Being the person that helps them through the frustration and gets them to that a-ha moment is totally worth being the person that hears them cry about not getting it. Hours a day of repeating the same thing over and over is worth it that first time they finally do it on their own (clear off the table when you leave!) and seeing them understand something that I’ve never even discussed with them before always blows my mind. “Leave your (fill in the blank) alone!” might as well be recorded since I am a repeat repeater, and it makes me feel batty but it gets easier the longer you do it, or at least it did with me. What was excruciatingly difficult when my oldest was three is only mildly annoying to me now.
I don’t need a break from that, and when I do, I claim my vacation days and we veg out and watch way too much tv, or at least they do while I get lost in a book. Another thing I’ve learned to just accept.
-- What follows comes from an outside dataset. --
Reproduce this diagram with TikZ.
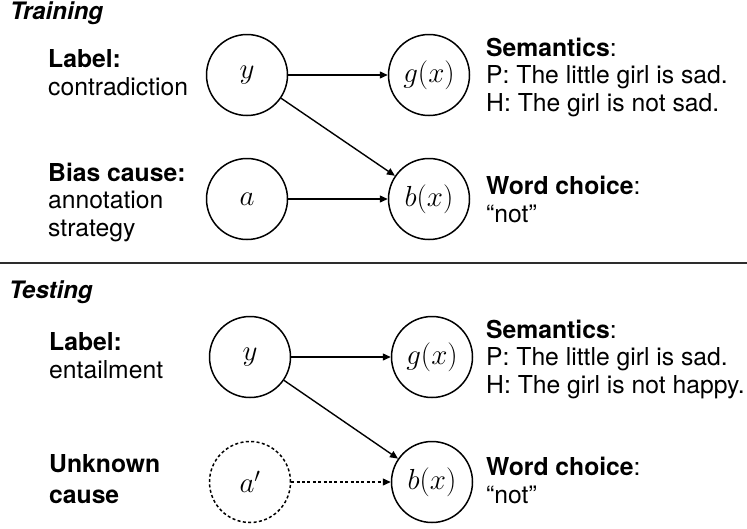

When people gave me that pity sigh I used to sigh in commiseration, but something switched inside of me. I now realize that this isn’t a “poor you” situation. I recognize that my choice is different, but I don’t feel like I’m loosing anything. I think we are building a pretty awesome childhood for our children. In fact there are times where I don’t think I’ve come far enough. I wonder if I should let them roam free in the woods, or go to town with real tools but talk myself out of that because of social conventions that are still drilled into me. I would love to get off the grid a bit more and give the children even more freedom out of doors but we are too suburban for that. Our county doesn’t even allow for goats or lambs in the back yard, a fact that I hope to find a loop hole around…and maybe then we will make the Jones’ sigh some more.